If anyone could help me finish this approach or show me how to solve it in some other way I would be very grateful!
Best Answer
$\def\d{\delta} \def\l{\lambda} \def\W{\Omega} \def\Hom{\operatorname{Hom}} \def\Der{\operatorname{Der}} \def\trdeg{\operatorname{trdeg}} \def\ol{\overline} \def\Frac{\operatorname{Frac}} \def\idealht{\operatorname{ht}}$
If $\W_{B/k}$ is free of rank $\dim B+\trdeg k(B)/k$, then by the exact sequence of vector spaces from part (a) we have that $\dim B+\trdeg k(B)/k = \dim \mathfrak{m}/\mathfrak{m}^2+\dim \W_{k(B)/k}$. By theorem II.8.6A, $\dim \W_{k(B)/k}=\trdeg k(B)/k$, as $k$ is perfect, so we deduce that $\dim B=\dim \mathfrak{m}/\mathfrak{m}^2$ and therefore $B$ is a regular local ring.

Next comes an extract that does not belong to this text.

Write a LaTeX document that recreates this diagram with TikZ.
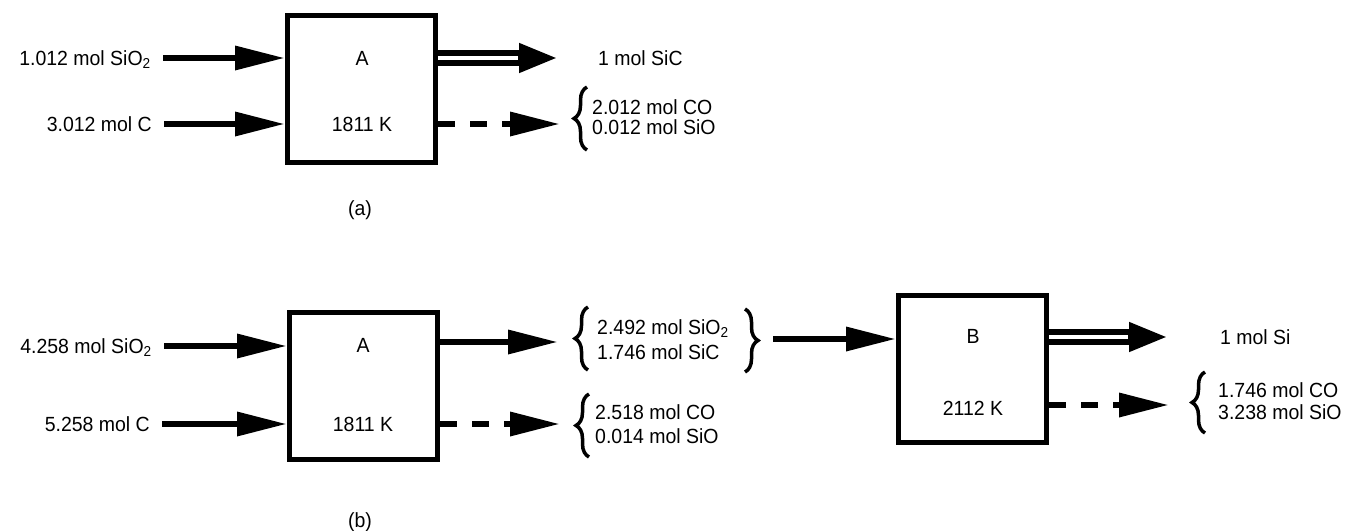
\documentclass[tikz,border=0pt]{standalone}
\usepackage{fontspec}
\setmainfont[FakeStretch=0.95]{Liberation Sans}
\usetikzlibrary{arrows.meta,decorations.pathreplacing,calc}
\begin{document}
\begin{tikzpicture}[x=1pt,y=-1pt,
  lbl/.style={font=\fontsize{20.5}{24}\selectfont, inner sep=0pt, text height=15pt, text depth=0pt},
  procbox/.style={draw, line width=5pt, minimum width=148pt, minimum height=147pt, inner sep=0pt},
  arr/.style={line width=6.5pt, -{Triangle[length=50pt,width=23pt]}},
  inarr/.style={arr, shorten <=12pt},
  dblarr/.style={line width=15.5pt, -{Triangle[length=39pt,width=27pt]}},
  dblgap/.style={white, line width=3.5pt},
  darr/.style={arr, dash pattern=on 17pt off 15pt},
  bracedeco/.style={decorate, decoration={brace, amplitude=13pt}, line width=3.5pt}
]
\useasboundingbox (0,0) rectangle (1348,530);

% ---------- (a) ----------
\node[lbl, anchor=east] (i1) at (151,58) {1.012 mol SiO\textsubscript{2}};
\node[lbl, anchor=east] (i2) at (152,124) {3.012 mol C};
\node[procbox] (A1) at (361.5,89) {};
\node[lbl] (a1) at (362,58) {A};
\node[lbl] (k1) at (362,124) {1811 K};
\node[lbl, anchor=west] (o1) at (598,58) {1 mol SiC};
\node[lbl, anchor=west] (o2) at (592,107) {2.012 mol CO};
\node[lbl, anchor=west] (o3) at (592,127) {0.012 mol SiO};
\node[lbl] (cap1) at (360,208) {(a)};

\draw[inarr] (i1.east) -- (i1.east -| A1.west);
\draw[inarr] (i2.east) -- (i2.east -| A1.west);
\draw[dblarr, shorten >=40pt] (A1.east |- o1.west) -- (o1.west);
\draw[dblgap, shorten >=80pt] (A1.east |- o1.west) -- (o1.west);
\coordinate (t1) at (560,124);
\draw[darr] (A1.east |- t1) -- (t1);
\draw[bracedeco] (587,150) -- (587,87);

% ---------- (b) ----------
\node[lbl, anchor=east] (i3) at (152,346) {4.258 mol SiO\textsubscript{2}};
\node[lbl, anchor=east] (i4) at (150,424) {5.258 mol C};
\node[procbox] (A2) at (363.5,386) {};
\node[lbl] (a2) at (363,345) {A};
\node[lbl] (k2) at (363,424) {1811 K};
\node[lbl, anchor=west] (p1) at (597,327) {2.492 mol SiO\textsubscript{2}};
\node[lbl, anchor=west] (p2) at (597,352) {1.746 mol SiC};
\node[lbl, anchor=west] (q1) at (595,412) {2.518 mol CO};
\node[lbl, anchor=west] (q2) at (595,436) {0.014 mol SiO};
\node[procbox] (B) at (972.5,369) {};
\node[lbl] (b1) at (973,336) {B};
\node[lbl] (k3) at (973,408) {2112 K};
\node[lbl, anchor=west] (r1) at (1220,337) {1 mol Si};
\node[lbl, anchor=west] (r2) at (1218,390) {1.746 mol CO};
\node[lbl, anchor=west] (r3) at (1218,412) {3.238 mol SiO};
\node[lbl] (cap2) at (360,520) {(b)};

\draw[inarr] (i3.east) -- (i3.east -| A2.west);
\draw[inarr] (i4.east) -- (i4.east -| A2.west);
\coordinate (t2) at (558,342);
\draw[arr] (A2.east |- t2) -- (t2);
\draw[bracedeco] (588,370) -- (588,307);
\draw[bracedeco] (745,309) -- (745,372);
\coordinate (s3) at (773,339);
\draw[arr] (s3) -- (s3 -| B.west);
\coordinate (t3) at (560,424);
\draw[darr] (A2.east |- t3) -- (t3);
\draw[bracedeco] (589,457) -- (589,394);
\draw[dblarr, shorten >=52pt] (B.east |- r1.west) -- (r1.west);
\draw[dblgap, shorten >=92pt] (B.east |- r1.west) -- (r1.west);
\coordinate (t4) at (1169,405);
\draw[darr] (B.east |- t4) -- (t4);
\draw[bracedeco] (1205,433) -- (1205,372);
\end{tikzpicture}
\end{document}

Conversely, suppose $B$ is a regular local ring which is $A_\mathfrak{p}$ for some finitely-generated $k$-algebra $A$ with prime ideal $\mathfrak{p}\subset A$. Let $K=\Frac B$, which is a separably generated extension of $k$ by theorem I.4.8A. By proposition II.8.2A, we have $\W_{B/k}\otimes_B K \cong \W_{K/k}$, which is a $k$-vector space of dimension $\trdeg K/k$ by theorem II.8.6A. Thus $\dim_K \W_{B/k}\otimes_B K = \trdeg K/k = \dim A = \idealht \mathfrak{p} + \dim A/\mathfrak{p}$ where the last two equalities are by theorem I.1.8A. As $\idealht \mathfrak{p}=\dim B$ and $\dim A/\mathfrak{p} = \trdeg \Frac(A/\mathfrak{p})/k = \trdeg k(B)/k$, we have that $$\dim_K \W_{B/k}\otimes_B K = \dim B+\trdeg k(B)/k.$$ On the other hand, by the exact sequence of (a), we have that $$\dim_{k(B)} \W_{B/k}\otimes_B k(B) = \dim_{k(B)} \mathfrak{m}/\mathfrak{m}^2 + \dim_{k(B)} \W_{k(B)/k} = \dim B+ \trdeg k(B)/k.$$ Therefore $\dim B+\trdeg k(B)/k=\dim_k \W_{B/k}\otimes_B k = \dim_K \W_{B/k}\otimes_B K$ and by lemma II.8.9, $\W_{B/k}$ is free of rank $\dim B+\trdeg k(B)/k$.